New technologies have made it much simpler for businesses to inshore their operations in addition to the availability of personnel. “Today’s customers are sitting with a large repository of data,” added another industry expert. Customers are now in a far better position to handle work more cheaply than the outsourced contractors thanks to advances in AI.

The founder of Pareekh Consulting, Pareekh Jain, stated, “Technology developments are occurring very quickly. Clients that signed contracts five years ago would believe they are locked in to earlier technologies with the advent of much more sophisticated technology like metaverse or generative AI.

Another justification for clients choosing in-house operations is the freedom it affords them to implement changes more quickly than using outside vendors. “More GCCs are moving to India because they now want some part of their technological work, like data, analytics, and AI in-house and under their control,” adds Vijay Sivaram, CEO of Quess IT Staffing.

“Not just large conglomerates, but today a lot of startups and unicorns like Twitter, Airbnb, and Uber are setting up their centres in India,” said Vikram Ahuja, MD, ANSR. ANSR assists international businesses in establishing centres in India for talent, office space, market intelligence, etc.

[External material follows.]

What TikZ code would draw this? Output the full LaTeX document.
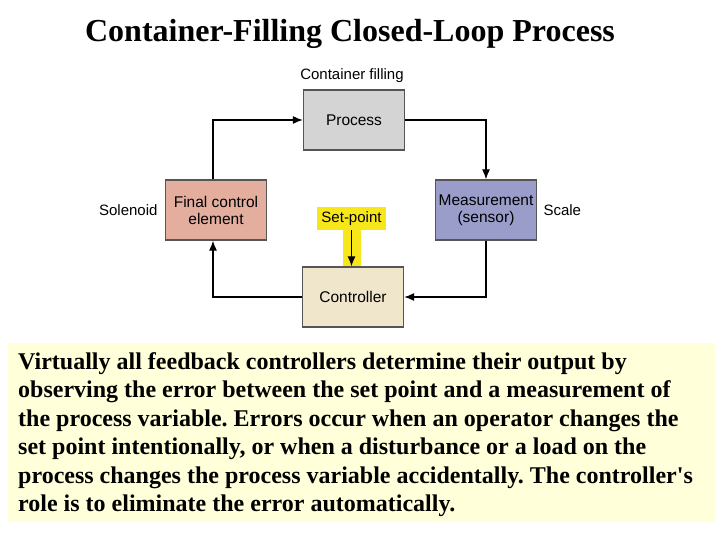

“These companies are not just establishing back offices in low-cost locations,” Ahuja continued. Instead, they are developing high-scale capacity in other critical areas and technologies like AI. In India, centres of excellence are being built for the entire world.

The same individuals who spent years working for IT services companies are now creating GCCs that are bigger and better. “Our own capability centre in India in early 2021 was less than 800 and now it has grown to more than 1,700 in less than two years,” said Mohua Sengupta, MD of Mashreq Global Network, who relocated from an Indian IT service business in 2021.

When questioned if GCCs could handle the difficulty of managing a large number of employees, she responded, “The same personnel migrate in and out of both GCCs and IT services. Why can’t the same leaders manage in GCCs if they used to run huge IT service companies?